__What is being asked__.
Set down only those lines that fall from the line containing "Write the React, TypeScript" through the line containing "const timePhaseTicks = [-200, -150, -100, -50, 0, 50];", unchanged and without pictures.

__Material supplied__.
# # # #

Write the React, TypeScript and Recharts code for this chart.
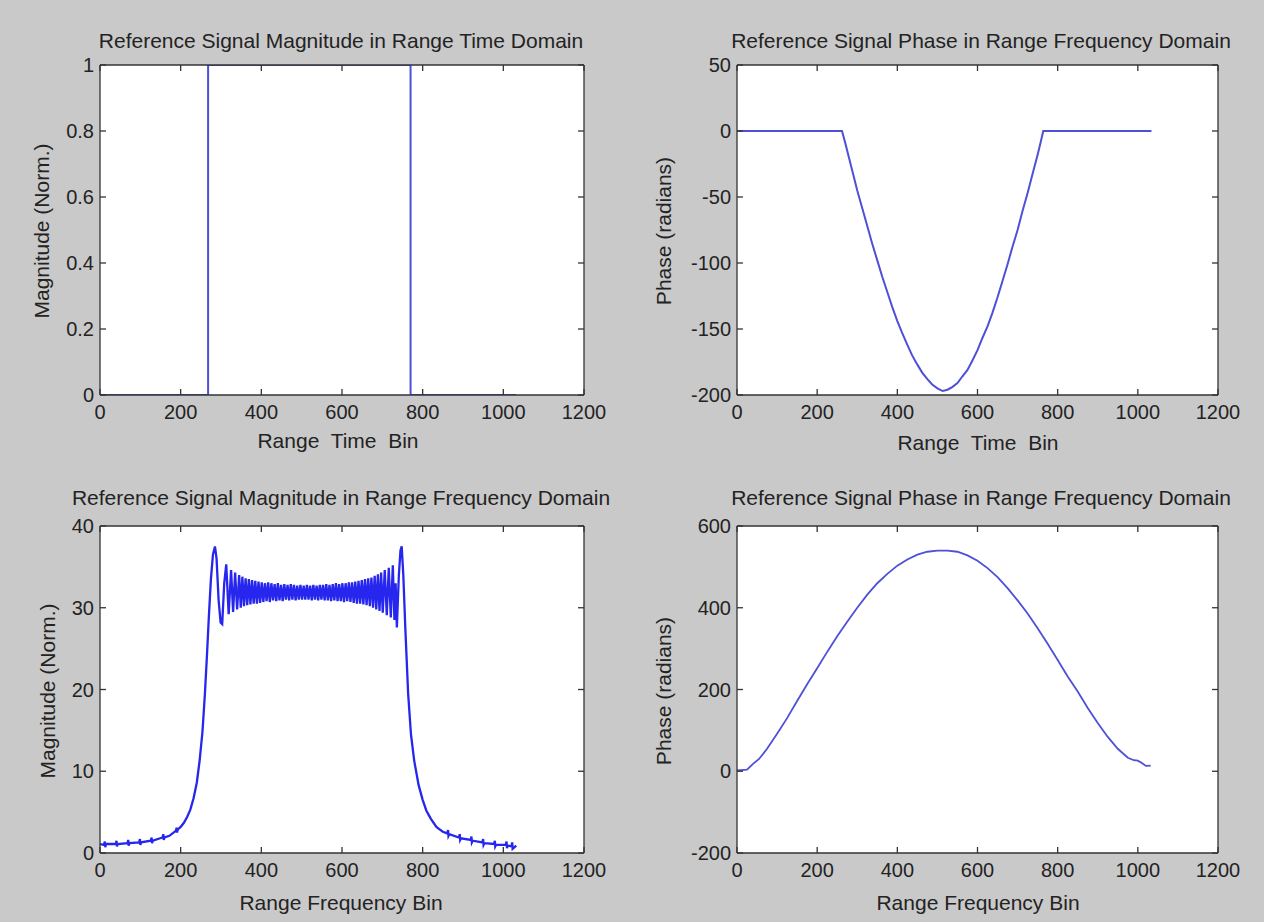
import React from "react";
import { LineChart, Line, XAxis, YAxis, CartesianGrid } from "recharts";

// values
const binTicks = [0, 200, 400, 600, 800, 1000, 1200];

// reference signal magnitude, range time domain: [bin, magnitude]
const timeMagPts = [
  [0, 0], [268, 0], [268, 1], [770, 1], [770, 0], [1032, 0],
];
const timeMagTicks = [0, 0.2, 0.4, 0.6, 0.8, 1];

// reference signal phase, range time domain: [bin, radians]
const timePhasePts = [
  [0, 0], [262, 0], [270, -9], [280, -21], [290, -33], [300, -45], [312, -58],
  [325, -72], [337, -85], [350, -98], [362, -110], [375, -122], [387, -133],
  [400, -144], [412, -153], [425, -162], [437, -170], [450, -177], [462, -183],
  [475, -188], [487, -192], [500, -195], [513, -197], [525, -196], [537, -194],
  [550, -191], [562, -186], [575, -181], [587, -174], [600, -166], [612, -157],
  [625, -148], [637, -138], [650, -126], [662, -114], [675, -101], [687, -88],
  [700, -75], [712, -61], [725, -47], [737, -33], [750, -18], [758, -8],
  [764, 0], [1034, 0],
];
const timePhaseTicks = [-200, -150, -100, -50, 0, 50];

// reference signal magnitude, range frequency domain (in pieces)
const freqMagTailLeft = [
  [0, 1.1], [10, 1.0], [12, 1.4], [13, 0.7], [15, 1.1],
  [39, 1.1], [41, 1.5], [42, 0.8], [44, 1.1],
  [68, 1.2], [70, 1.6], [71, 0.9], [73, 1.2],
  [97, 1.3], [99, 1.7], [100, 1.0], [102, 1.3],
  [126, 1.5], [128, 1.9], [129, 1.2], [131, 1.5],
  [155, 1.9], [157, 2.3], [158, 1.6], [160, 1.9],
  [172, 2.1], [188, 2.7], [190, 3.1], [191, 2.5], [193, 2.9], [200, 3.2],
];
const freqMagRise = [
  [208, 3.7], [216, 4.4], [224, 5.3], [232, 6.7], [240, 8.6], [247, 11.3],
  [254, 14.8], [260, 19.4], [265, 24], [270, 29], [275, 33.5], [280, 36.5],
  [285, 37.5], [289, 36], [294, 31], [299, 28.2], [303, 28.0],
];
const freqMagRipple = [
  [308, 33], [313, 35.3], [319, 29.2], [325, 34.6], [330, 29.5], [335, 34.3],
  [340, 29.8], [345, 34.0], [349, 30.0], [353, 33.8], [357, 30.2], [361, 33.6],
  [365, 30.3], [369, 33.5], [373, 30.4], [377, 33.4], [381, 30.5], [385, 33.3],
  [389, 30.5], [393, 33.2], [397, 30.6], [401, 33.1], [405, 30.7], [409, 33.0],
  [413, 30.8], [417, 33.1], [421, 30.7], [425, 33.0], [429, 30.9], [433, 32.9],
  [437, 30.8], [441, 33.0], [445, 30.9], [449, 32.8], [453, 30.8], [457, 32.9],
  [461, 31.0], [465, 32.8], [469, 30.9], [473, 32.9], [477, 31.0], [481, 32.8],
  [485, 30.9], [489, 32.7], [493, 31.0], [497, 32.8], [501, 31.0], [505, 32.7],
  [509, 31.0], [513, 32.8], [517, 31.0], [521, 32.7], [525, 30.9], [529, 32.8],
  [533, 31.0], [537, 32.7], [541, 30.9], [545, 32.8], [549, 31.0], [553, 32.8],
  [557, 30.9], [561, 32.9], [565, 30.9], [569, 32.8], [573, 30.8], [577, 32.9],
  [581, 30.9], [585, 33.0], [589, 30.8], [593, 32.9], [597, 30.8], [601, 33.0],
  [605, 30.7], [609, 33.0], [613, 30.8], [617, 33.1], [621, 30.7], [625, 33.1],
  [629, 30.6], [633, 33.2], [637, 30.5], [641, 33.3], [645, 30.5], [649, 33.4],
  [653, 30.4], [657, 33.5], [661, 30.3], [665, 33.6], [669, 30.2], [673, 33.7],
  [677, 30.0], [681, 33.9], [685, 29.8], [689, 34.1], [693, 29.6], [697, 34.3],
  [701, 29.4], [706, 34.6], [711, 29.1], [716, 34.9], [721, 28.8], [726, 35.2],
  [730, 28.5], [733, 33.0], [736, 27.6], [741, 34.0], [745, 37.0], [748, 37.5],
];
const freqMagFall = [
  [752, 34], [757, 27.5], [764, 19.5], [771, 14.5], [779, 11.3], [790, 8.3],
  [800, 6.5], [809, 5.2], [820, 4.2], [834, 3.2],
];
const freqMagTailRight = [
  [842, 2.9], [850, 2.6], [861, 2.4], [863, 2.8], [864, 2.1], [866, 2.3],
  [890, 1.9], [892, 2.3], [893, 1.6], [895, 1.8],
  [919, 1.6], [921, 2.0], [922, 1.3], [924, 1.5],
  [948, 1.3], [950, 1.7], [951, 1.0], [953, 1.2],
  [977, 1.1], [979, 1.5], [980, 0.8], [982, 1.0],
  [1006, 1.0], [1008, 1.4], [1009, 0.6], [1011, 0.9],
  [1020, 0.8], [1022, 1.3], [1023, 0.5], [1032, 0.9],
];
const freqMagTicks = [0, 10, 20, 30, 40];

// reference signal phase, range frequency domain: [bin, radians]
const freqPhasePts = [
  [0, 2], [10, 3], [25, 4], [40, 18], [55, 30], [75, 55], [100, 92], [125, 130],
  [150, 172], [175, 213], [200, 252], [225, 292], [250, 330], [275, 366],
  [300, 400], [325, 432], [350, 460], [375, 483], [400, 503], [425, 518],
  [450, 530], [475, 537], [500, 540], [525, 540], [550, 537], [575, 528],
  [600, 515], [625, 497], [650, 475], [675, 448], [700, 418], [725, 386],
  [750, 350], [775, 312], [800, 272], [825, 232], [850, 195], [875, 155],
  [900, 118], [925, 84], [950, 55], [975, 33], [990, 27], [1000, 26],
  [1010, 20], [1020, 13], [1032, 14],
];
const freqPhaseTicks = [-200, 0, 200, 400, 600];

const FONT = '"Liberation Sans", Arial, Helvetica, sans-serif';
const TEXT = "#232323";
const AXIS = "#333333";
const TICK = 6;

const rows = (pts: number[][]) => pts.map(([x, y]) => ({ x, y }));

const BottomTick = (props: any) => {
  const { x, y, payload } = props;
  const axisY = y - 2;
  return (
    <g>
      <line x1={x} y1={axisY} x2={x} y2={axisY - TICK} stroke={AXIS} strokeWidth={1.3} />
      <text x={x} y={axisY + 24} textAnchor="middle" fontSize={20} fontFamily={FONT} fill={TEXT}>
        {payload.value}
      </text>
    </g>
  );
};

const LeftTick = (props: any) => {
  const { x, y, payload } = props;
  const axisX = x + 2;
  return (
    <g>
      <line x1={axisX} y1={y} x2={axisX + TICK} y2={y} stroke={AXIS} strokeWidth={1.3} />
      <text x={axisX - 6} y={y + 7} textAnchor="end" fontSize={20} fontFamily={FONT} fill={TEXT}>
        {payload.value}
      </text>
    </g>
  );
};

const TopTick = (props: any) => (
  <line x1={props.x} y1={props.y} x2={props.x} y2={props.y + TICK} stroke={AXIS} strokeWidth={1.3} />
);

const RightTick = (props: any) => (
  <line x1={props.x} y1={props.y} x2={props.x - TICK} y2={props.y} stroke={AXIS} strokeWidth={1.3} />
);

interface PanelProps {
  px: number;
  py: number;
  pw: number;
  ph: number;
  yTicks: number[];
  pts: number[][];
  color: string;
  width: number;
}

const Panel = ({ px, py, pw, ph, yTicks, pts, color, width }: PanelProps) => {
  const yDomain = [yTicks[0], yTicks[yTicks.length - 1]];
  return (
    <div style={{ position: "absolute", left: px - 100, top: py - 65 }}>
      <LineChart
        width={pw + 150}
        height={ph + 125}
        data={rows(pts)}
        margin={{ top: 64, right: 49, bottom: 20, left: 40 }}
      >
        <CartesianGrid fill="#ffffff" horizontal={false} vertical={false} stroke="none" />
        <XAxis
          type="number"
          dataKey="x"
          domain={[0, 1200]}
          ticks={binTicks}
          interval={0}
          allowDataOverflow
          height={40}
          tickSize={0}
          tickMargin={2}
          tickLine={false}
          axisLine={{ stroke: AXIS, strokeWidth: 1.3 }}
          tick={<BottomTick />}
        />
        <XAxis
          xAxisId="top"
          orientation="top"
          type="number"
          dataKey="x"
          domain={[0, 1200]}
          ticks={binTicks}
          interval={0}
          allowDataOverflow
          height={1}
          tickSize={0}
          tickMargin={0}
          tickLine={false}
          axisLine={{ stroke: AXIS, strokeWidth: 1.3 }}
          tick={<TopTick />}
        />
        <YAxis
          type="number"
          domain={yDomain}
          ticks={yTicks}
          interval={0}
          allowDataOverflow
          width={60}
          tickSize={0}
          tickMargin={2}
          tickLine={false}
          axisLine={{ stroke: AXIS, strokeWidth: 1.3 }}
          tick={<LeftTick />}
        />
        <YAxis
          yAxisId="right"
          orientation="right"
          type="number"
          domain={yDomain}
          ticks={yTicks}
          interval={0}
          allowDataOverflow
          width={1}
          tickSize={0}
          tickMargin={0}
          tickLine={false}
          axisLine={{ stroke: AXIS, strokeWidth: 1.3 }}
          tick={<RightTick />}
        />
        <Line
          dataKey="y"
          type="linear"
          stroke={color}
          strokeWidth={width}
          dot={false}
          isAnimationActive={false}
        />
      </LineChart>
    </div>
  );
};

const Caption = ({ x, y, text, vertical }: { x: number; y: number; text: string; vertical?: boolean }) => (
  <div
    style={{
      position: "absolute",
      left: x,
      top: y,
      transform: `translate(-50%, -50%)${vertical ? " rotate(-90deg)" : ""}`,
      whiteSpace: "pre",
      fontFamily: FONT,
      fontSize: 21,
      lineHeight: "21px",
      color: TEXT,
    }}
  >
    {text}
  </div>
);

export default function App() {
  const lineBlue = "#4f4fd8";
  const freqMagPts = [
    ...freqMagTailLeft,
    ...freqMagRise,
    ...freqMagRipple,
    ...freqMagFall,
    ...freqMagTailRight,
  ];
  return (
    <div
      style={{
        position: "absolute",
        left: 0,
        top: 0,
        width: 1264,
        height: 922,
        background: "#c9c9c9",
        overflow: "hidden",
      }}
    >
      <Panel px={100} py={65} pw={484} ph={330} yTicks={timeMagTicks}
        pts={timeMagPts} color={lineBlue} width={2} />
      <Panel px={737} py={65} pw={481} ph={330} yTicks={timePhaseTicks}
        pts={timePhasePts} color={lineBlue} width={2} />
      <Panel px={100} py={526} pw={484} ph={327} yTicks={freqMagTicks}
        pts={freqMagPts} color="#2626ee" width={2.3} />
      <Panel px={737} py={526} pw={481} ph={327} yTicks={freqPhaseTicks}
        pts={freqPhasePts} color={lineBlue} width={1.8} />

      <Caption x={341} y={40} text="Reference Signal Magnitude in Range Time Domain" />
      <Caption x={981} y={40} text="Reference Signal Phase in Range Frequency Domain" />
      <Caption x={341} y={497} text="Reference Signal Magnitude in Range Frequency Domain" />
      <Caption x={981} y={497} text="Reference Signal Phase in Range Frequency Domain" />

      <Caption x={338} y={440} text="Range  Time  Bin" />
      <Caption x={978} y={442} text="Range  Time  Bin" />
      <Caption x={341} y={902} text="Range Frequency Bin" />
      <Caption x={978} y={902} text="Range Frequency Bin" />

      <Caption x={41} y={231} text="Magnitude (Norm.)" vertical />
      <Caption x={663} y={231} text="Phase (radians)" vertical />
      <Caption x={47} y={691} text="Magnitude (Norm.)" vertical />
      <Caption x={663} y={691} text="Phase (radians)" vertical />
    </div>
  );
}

# # # #

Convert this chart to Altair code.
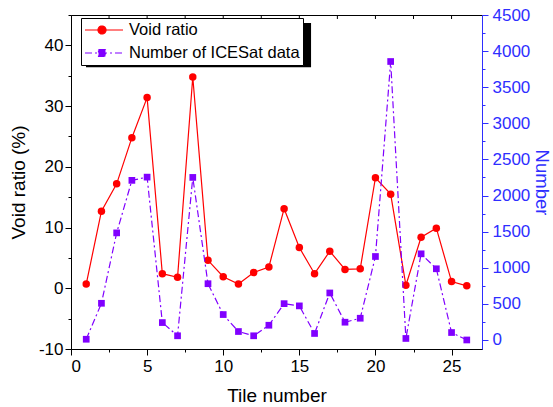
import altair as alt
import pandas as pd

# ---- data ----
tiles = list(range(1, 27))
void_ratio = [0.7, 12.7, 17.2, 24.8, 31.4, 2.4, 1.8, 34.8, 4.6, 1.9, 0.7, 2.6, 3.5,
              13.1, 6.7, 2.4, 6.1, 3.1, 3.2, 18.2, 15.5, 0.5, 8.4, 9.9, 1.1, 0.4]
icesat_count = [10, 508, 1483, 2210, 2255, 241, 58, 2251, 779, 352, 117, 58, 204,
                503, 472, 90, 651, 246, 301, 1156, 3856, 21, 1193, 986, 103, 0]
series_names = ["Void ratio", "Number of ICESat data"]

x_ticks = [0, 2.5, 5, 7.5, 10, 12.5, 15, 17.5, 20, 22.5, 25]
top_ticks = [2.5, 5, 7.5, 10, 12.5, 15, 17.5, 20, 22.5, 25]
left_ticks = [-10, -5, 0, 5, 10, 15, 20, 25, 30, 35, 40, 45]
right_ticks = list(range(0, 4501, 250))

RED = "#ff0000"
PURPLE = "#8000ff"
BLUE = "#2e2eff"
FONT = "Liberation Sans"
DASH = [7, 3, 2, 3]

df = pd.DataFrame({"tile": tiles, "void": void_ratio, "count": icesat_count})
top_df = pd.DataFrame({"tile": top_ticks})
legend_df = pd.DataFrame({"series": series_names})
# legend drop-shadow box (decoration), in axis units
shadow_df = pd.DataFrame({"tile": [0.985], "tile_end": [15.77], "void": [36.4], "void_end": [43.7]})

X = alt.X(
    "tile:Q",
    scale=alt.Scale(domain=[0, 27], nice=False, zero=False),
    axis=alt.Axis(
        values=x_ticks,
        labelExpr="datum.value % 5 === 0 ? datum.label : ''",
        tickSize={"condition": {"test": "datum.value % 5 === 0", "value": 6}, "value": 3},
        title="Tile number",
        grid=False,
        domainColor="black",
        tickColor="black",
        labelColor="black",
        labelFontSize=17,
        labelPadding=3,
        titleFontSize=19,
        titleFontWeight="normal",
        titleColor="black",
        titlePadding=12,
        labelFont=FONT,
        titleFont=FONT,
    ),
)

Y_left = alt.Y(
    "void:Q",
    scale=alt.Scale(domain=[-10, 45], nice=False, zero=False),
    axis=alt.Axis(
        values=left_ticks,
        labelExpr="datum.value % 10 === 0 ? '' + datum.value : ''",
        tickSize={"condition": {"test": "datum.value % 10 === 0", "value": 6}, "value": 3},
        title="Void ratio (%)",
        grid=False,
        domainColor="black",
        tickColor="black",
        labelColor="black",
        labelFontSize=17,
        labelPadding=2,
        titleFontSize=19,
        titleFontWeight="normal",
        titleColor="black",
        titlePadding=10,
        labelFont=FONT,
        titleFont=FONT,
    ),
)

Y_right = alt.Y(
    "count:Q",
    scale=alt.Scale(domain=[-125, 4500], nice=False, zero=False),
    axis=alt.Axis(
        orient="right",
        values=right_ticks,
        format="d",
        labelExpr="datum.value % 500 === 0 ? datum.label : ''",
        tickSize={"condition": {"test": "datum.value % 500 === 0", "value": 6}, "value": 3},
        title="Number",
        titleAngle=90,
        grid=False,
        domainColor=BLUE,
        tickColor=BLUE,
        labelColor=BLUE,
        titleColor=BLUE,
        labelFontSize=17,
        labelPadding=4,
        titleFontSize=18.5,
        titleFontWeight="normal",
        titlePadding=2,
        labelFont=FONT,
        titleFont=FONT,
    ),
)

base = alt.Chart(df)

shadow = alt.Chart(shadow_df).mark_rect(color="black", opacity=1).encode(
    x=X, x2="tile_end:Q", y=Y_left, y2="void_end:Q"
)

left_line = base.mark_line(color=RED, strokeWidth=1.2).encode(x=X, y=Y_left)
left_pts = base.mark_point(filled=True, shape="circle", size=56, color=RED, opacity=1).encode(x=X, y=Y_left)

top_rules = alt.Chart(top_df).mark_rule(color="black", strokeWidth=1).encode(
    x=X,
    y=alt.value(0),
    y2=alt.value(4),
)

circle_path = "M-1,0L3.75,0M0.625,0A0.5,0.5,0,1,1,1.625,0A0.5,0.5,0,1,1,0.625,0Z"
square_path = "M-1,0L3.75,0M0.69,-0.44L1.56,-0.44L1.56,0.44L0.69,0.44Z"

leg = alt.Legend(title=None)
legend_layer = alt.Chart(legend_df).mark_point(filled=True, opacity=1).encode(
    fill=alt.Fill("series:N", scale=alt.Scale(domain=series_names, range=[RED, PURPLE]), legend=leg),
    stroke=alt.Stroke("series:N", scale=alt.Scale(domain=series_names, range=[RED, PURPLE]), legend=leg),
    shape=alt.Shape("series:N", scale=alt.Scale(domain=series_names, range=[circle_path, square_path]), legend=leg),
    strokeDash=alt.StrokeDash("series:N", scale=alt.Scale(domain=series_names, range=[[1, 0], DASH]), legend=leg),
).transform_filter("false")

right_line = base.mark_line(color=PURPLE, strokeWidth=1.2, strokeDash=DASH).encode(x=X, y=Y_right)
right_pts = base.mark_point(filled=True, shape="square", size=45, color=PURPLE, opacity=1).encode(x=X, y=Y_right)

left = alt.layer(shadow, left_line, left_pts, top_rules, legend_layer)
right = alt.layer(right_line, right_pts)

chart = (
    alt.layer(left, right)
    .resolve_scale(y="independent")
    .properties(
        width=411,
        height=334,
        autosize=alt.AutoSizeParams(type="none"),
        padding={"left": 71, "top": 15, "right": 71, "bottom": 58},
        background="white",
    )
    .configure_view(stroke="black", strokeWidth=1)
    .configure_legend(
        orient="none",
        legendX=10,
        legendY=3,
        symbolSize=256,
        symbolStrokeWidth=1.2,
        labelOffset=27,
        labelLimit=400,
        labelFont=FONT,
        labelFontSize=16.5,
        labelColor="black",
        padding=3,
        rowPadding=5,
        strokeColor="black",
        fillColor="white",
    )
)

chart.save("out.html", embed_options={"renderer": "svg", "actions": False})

# # # #

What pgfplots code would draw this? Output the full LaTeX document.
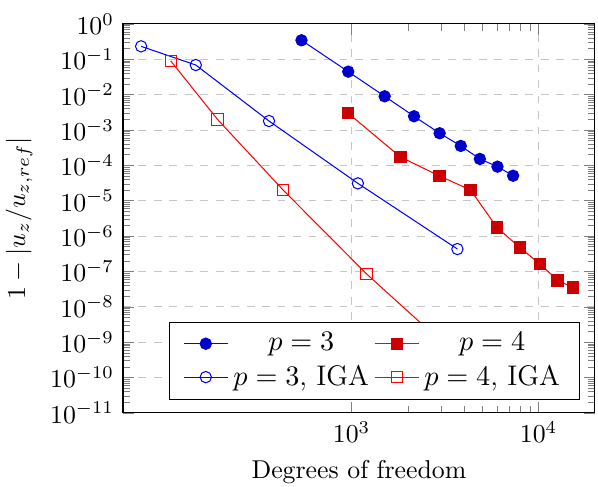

# # # #

__The output__.
Write the React, TypeScript and Recharts code for this chart.
import React from "react";
import { LineChart, Line, XAxis, YAxis, CartesianGrid } from "recharts";

// values
const binTicks = [0, 200, 400, 600, 800, 1000, 1200];

// reference signal magnitude, range time domain: [bin, magnitude]
const timeMagPts = [
  [0, 0], [268, 0], [268, 1], [770, 1], [770, 0], [1032, 0],
];
const timeMagTicks = [0, 0.2, 0.4, 0.6, 0.8, 1];

// reference signal phase, range time domain: [bin, radians]
const timePhasePts = [
  [0, 0], [262, 0], [270, -9], [280, -21], [290, -33], [300, -45], [312, -58],
  [325, -72], [337, -85], [350, -98], [362, -110], [375, -122], [387, -133],
  [400, -144], [412, -153], [425, -162], [437, -170], [450, -177], [462, -183],
  [475, -188], [487, -192], [500, -195], [513, -197], [525, -196], [537, -194],
  [550, -191], [562, -186], [575, -181], [587, -174], [600, -166], [612, -157],
  [625, -148], [637, -138], [650, -126], [662, -114], [675, -101], [687, -88],
  [700, -75], [712, -61], [725, -47], [737, -33], [750, -18], [758, -8],
  [764, 0], [1034, 0],
];
const timePhaseTicks = [-200, -150, -100, -50, 0, 50];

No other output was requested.